## JOB
Leaving out all pictures, please print only the lines from the one containing "Output the web" through the one containing "const points = means.map((v, i)".

(begin)

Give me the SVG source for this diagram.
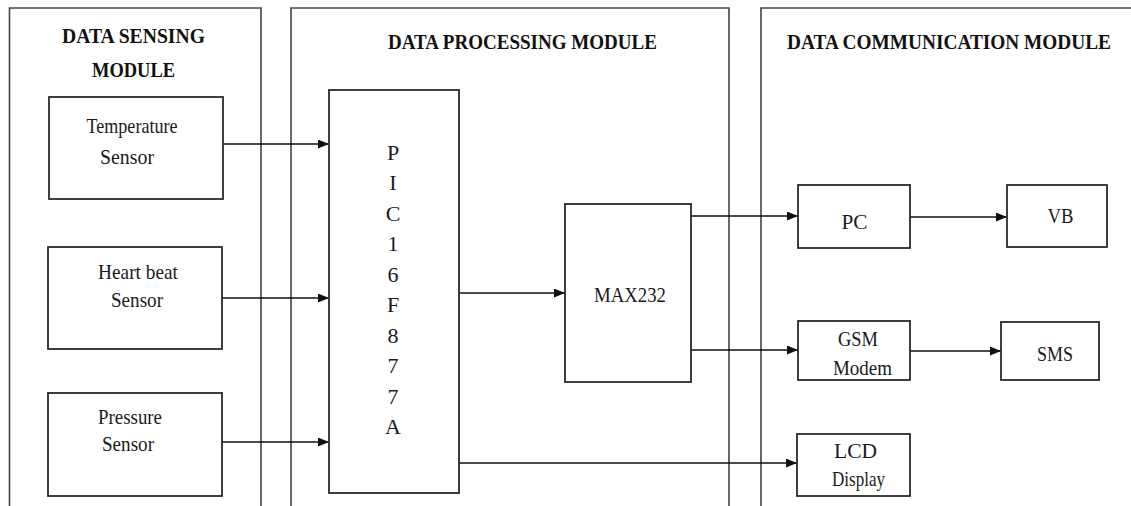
<svg xmlns="http://www.w3.org/2000/svg" width="1131" height="506" viewBox="0 0 1131 506">
<defs>
<marker id="arr" viewBox="0 0 11 9" refX="11" refY="4.5" markerWidth="11" markerHeight="9" markerUnits="userSpaceOnUse" orient="auto">
<path d="M0,0 L11,4.5 L0,9 Z" fill="#111"/>
</marker>
</defs>
<style>
.mod{fill:none;stroke:#444;stroke-width:1.6}
.box{fill:#fff;stroke:#2a2a2a;stroke-width:1.8}
.t{font-family:"Liberation Serif","Times New Roman",serif;font-size:22px;fill:#1a1a1a;text-anchor:middle}
.h{font-family:"Liberation Serif","Times New Roman",serif;font-size:22px;font-weight:bold;fill:#111;text-anchor:middle}
.hs{font-size:20px}
.c{fill:none;stroke:#111;stroke-width:1.5}
</style>
<rect width="1131" height="506" fill="#fff"/>
<g id="sensing-module">
<path class="mod" d="M9.5,506 V8 H261 V506"/>
<text class="h" x="133.5" y="43" textLength="143" lengthAdjust="spacingAndGlyphs">DATA SENSING</text>
<text class="h" x="133.5" y="77" textLength="83" lengthAdjust="spacingAndGlyphs">MODULE</text>
</g>
<g id="processing-module">
<path class="mod" d="M291,506 V8 H729 V506"/>
<text class="h" x="522.5" y="49" textLength="269" lengthAdjust="spacingAndGlyphs">DATA PROCESSING MODULE</text>
</g>
<g id="communication-module">
<path class="mod" d="M761,506 V8 H1131"/>
<text class="h hs" x="949" y="48.5" textLength="324" lengthAdjust="spacingAndGlyphs">DATA COMMUNICATION MODULE</text>
</g>
<g id="connectors">
<line class="c" x1="223" y1="144" x2="329" y2="144" marker-end="url(#arr)"/>
<line class="c" x1="222" y1="298" x2="329" y2="298" marker-end="url(#arr)"/>
<line class="c" x1="222" y1="442" x2="329" y2="442" marker-end="url(#arr)"/>
<line class="c" x1="459" y1="293" x2="565" y2="293" marker-end="url(#arr)"/>
<line class="c" x1="691" y1="216" x2="798" y2="216" marker-end="url(#arr)"/>
<line class="c" x1="691" y1="350" x2="798" y2="350" marker-end="url(#arr)"/>
<line class="c" x1="459" y1="463" x2="797" y2="463" marker-end="url(#arr)"/>
<line class="c" x1="910" y1="217" x2="1007" y2="217" marker-end="url(#arr)"/>
<line class="c" x1="910" y1="351" x2="1001" y2="351" marker-end="url(#arr)"/>
</g>
<g id="temperature-sensor">
<rect class="box" x="49" y="97" width="174" height="102"/>
<text class="t" x="132" y="133" textLength="91" lengthAdjust="spacingAndGlyphs">Temperature</text>
<text class="t" x="127" y="164" textLength="54" lengthAdjust="spacingAndGlyphs">Sensor</text>
</g>
<g id="heartbeat-sensor">
<rect class="box" x="48" y="247" width="174" height="102"/>
<text class="t" x="138" y="279" textLength="80" lengthAdjust="spacingAndGlyphs">Heart beat</text>
<text class="t" x="137" y="307" textLength="52" lengthAdjust="spacingAndGlyphs">Sensor</text>
</g>
<g id="pressure-sensor">
<rect class="box" x="48" y="393" width="174" height="103"/>
<text class="t" x="130" y="424" textLength="64" lengthAdjust="spacingAndGlyphs">Pressure</text>
<text class="t" x="128" y="451" textLength="52" lengthAdjust="spacingAndGlyphs">Sensor</text>
</g>
<g id="pic16f877a">
<rect class="box" x="329" y="90" width="130" height="403"/>
<text class="t" x="393" y="159.5">P</text>
<text class="t" x="393" y="190">I</text>
<text class="t" x="393" y="220.5">C</text>
<text class="t" x="393" y="251">1</text>
<text class="t" x="393" y="281.5">6</text>
<text class="t" x="393" y="312">F</text>
<text class="t" x="393" y="342.5">8</text>
<text class="t" x="393" y="373">7</text>
<text class="t" x="393" y="403.5">7</text>
<text class="t" x="393" y="434">A</text>
</g>
<g id="max232">
<rect class="box" x="565" y="204" width="126" height="178"/>
<text class="t" x="630" y="301.5" textLength="72" lengthAdjust="spacingAndGlyphs">MAX232</text>
</g>
<g id="pc">
<rect class="box" x="798" y="185" width="112" height="63"/>
<text class="t" x="854.5" y="229" textLength="26" lengthAdjust="spacingAndGlyphs">PC</text>
</g>
<g id="vb">
<rect class="box" x="1007" y="185" width="100" height="62"/>
<text class="t" x="1060.5" y="223" textLength="26" lengthAdjust="spacingAndGlyphs">VB</text>
</g>
<g id="gsm-modem">
<rect class="box" x="798" y="321" width="112" height="59"/>
<text class="t" x="858" y="346" textLength="40" lengthAdjust="spacingAndGlyphs">GSM</text>
<text class="t" x="862.5" y="375" textLength="59" lengthAdjust="spacingAndGlyphs">Modem</text>
</g>
<g id="sms">
<rect class="box" x="1001" y="322" width="98" height="58"/>
<text class="t" x="1055" y="361" textLength="36" lengthAdjust="spacingAndGlyphs">SMS</text>
</g>
<g id="lcd-display">
<rect class="box" x="797" y="434" width="113" height="62"/>
<text class="t" x="855.5" y="458" textLength="43" lengthAdjust="spacingAndGlyphs">LCD</text>
<text class="t" x="858.5" y="486" textLength="53" lengthAdjust="spacingAndGlyphs">Display</text>
</g>
</svg>
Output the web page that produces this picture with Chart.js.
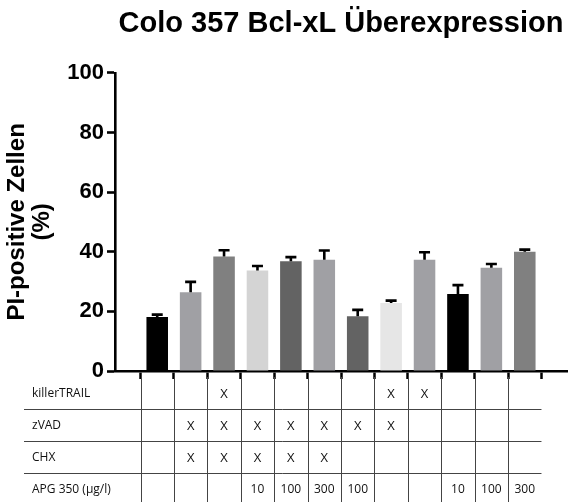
<!DOCTYPE html>
<html>
<head>
<meta charset="utf-8">
<script src="https://cdn.jsdelivr.net/npm/chart.js@4/dist/chart.umd.min.js"></script>
<style>
html,body{margin:0;padding:0;background:#fff;}
canvas{display:block;}
</style>
</head>
<body>
<canvas id="c" width="569" height="502"></canvas>
<script>
const chartTitle = 'Colo 357 Bcl-xL Überexpression';
const yTitle = ['PI-positive Zellen', '(%)'];
const yTicks = [0, 20, 40, 60, 80, 100];
const means = [18.1, 26.4, 38.4, 33.7, 36.8, 37.3, 18.4, 22.8, 37.3, 25.8, 34.6, 40.0];
const sems  = [0.8, 3.5, 2.1, 1.5, 1.4, 3.1, 2.1, 0.8, 2.5, 3.0, 1.3, 0.7];
const barColors = ['#000000','#a0a0a4','#808080','#d4d4d4','#636363','#a0a0a4','#636363','#e6e6e6','#a0a0a4','#000000','#a0a0a4','#808080'];
const rowLabels = ['killerTRAIL', 'zVAD', 'CHX', 'APG 350 (µg/l)'];
const killerTRAIL = ['', '', 'X', '', '', '', '', 'X', 'X', '', '', ''];
const zVAD        = ['', 'X', 'X', 'X', 'X', 'X', 'X', 'X', '', '', '', ''];
const CHX         = ['', 'X', 'X', 'X', 'X', 'X', '', '', '', '', '', ''];
const APG         = ['', '', '', '10', '100', '300', '100', '', '', '10', '100', '300'];
const tableRows = [killerTRAIL, zVAD, CHX, APG];

const points = means.map((v, i) => ({x: i, y: v}));

const errorBars = {
  id: 'errorBars',
  afterDatasetsDraw(chart) {
    const xs = chart.scales.x, ys = chart.scales.y, ctx = chart.ctx;
    ctx.save();
    ctx.strokeStyle = '#000';
    ctx.lineWidth = 2.6;
    ctx.lineCap = 'butt';
    means.forEach((m, i) => {
      const x = xs.getPixelForValue(i);
      const y0 = ys.getPixelForValue(m);
      const y1 = ys.getPixelForValue(m + sems[i]);
      ctx.beginPath();
      ctx.moveTo(x, y0);
      ctx.lineTo(x, y1);
      ctx.moveTo(x - 5.5, y1);
      ctx.lineTo(x + 5.5, y1);
      ctx.stroke();
    });
    ctx.restore();
  }
};

const table = {
  id: 'table',
  afterDraw(chart) {
    const xs = chart.scales.x, ctx = chart.ctx;
    const top = chart.chartArea.bottom + 6;
    const rowH = 32;
    ctx.save();
    ctx.strokeStyle = '#444';
    ctx.lineWidth = 1;
    for (let i = 0; i < means.length; i++) {
      const x = Math.round(xs.getPixelForValue(i - 0.5)) + 0.5;
      ctx.beginPath();
      ctx.moveTo(x, top);
      ctx.lineTo(x, 502);
      ctx.stroke();
    }
    const lineRight = xs.getPixelForValue(11.5);
    for (let r = 1; r < rowLabels.length; r++) {
      const y = Math.round(top + rowH * r) + 0.5;
      ctx.beginPath();
      ctx.moveTo(24, y);
      ctx.lineTo(lineRight, y);
      ctx.stroke();
    }
    ctx.fillStyle = '#111';
    ctx.textBaseline = 'middle';
    const labFont = '12px "Open Sans"';
    rowLabels.forEach((lab, r) => {
      const cy = top + rowH * r + rowH / 2 + 1;
      ctx.font = labFont;
      ctx.textAlign = 'left';
      ctx.fillText(lab, 32, cy);
      ctx.textAlign = 'center';
      tableRows[r].forEach((t, i) => {
        if (t) {
          ctx.font = t === 'X' ? '13px "Open Sans"' : labFont;
          ctx.fillText(t, xs.getPixelForValue(i), cy);
        }
      });
    });
    ctx.restore();
  }
};

new Chart(document.getElementById('c'), {
  type: 'bar',
  data: {
    datasets: [{
      data: points,
      backgroundColor: barColors,
      borderWidth: 0,
      barPercentage: 0.645,
      categoryPercentage: 1.0
    }]
  },
  options: {
    responsive: false,
    animation: false,
    layout: {padding: {left: 0, right: 2, top: 0, bottom: 0}},
    plugins: {
      legend: {display: false},
      tooltip: {enabled: false},
      title: {
        display: true,
        fullSize: false,
        text: chartTitle,
        color: '#000',
        font: {family: '"Liberation Sans", Arial, sans-serif', size: 29, weight: 'bold'},
        padding: {top: 7, bottom: 31},
        align: 'center'
      }
    },
    scales: {
      x: {
        type: 'linear',
        min: -0.7,
        max: 11.7,
        afterBuildTicks(scale) { scale.ticks = means.map((_, i) => ({value: i})); },
        afterFit(scale) { scale.height = 131; },
        ticks: {callback: () => ''},
        grid: {drawOnChartArea: false, tickLength: 8, tickWidth: 2.5, tickColor: '#000'},
        border: {color: '#000', width: 2.6}
      },
      y: {
        min: 0,
        max: 100,
        afterBuildTicks(scale) { scale.ticks = yTicks.map(v => ({value: v})); },
        afterFit(scale) { scale.width = 115; },
        ticks: {
          color: '#000',
          padding: 3,
          font: {family: '"Liberation Sans", Arial, sans-serif', size: 22, weight: 'bold'}
        },
        grid: {drawOnChartArea: false, tickLength: 8, tickWidth: 2.6, tickColor: '#000'},
        border: {color: '#000', width: 2.6},
        title: {
          display: true,
          text: yTitle,
          color: '#000',
          padding: {top: 4.5, bottom: 0},
          font: {family: '"Liberation Sans", Arial, sans-serif', size: 24, weight: 'bold', lineHeight: 1.05}
        }
      }
    }
  },
  plugins: [errorBars, table]
});
</script>
</body>
</html>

(end)

## COMPLETE RESPONSE
Output the web page that produces this picture with Chart.js.
<!DOCTYPE html>
<html>
<head>
<meta charset="utf-8">
<script src="https://cdn.jsdelivr.net/npm/chart.js@4/dist/chart.umd.min.js"></script>
<style>
html,body{margin:0;padding:0;background:#fff;}
canvas{display:block;}
</style>
</head>
<body>
<canvas id="c" width="569" height="502"></canvas>
<script>
const chartTitle = 'Colo 357 Bcl-xL Überexpression';
const yTitle = ['PI-positive Zellen', '(%)'];
const yTicks = [0, 20, 40, 60, 80, 100];
const means = [18.1, 26.4, 38.4, 33.7, 36.8, 37.3, 18.4, 22.8, 37.3, 25.8, 34.6, 40.0];
const sems  = [0.8, 3.5, 2.1, 1.5, 1.4, 3.1, 2.1, 0.8, 2.5, 3.0, 1.3, 0.7];
const barColors = ['#000000','#a0a0a4','#808080','#d4d4d4','#636363','#a0a0a4','#636363','#e6e6e6','#a0a0a4','#000000','#a0a0a4','#808080'];
const rowLabels = ['killerTRAIL', 'zVAD', 'CHX', 'APG 350 (µg/l)'];
const killerTRAIL = ['', '', 'X', '', '', '', '', 'X', 'X', '', '', ''];
const zVAD        = ['', 'X', 'X', 'X', 'X', 'X', 'X', 'X', '', '', '', ''];
const CHX         = ['', 'X', 'X', 'X', 'X', 'X', '', '', '', '', '', ''];
const APG         = ['', '', '', '10', '100', '300', '100', '', '', '10', '100', '300'];
const tableRows = [killerTRAIL, zVAD, CHX, APG];

const points = means.map((v, i) => ({x: i, y: v}));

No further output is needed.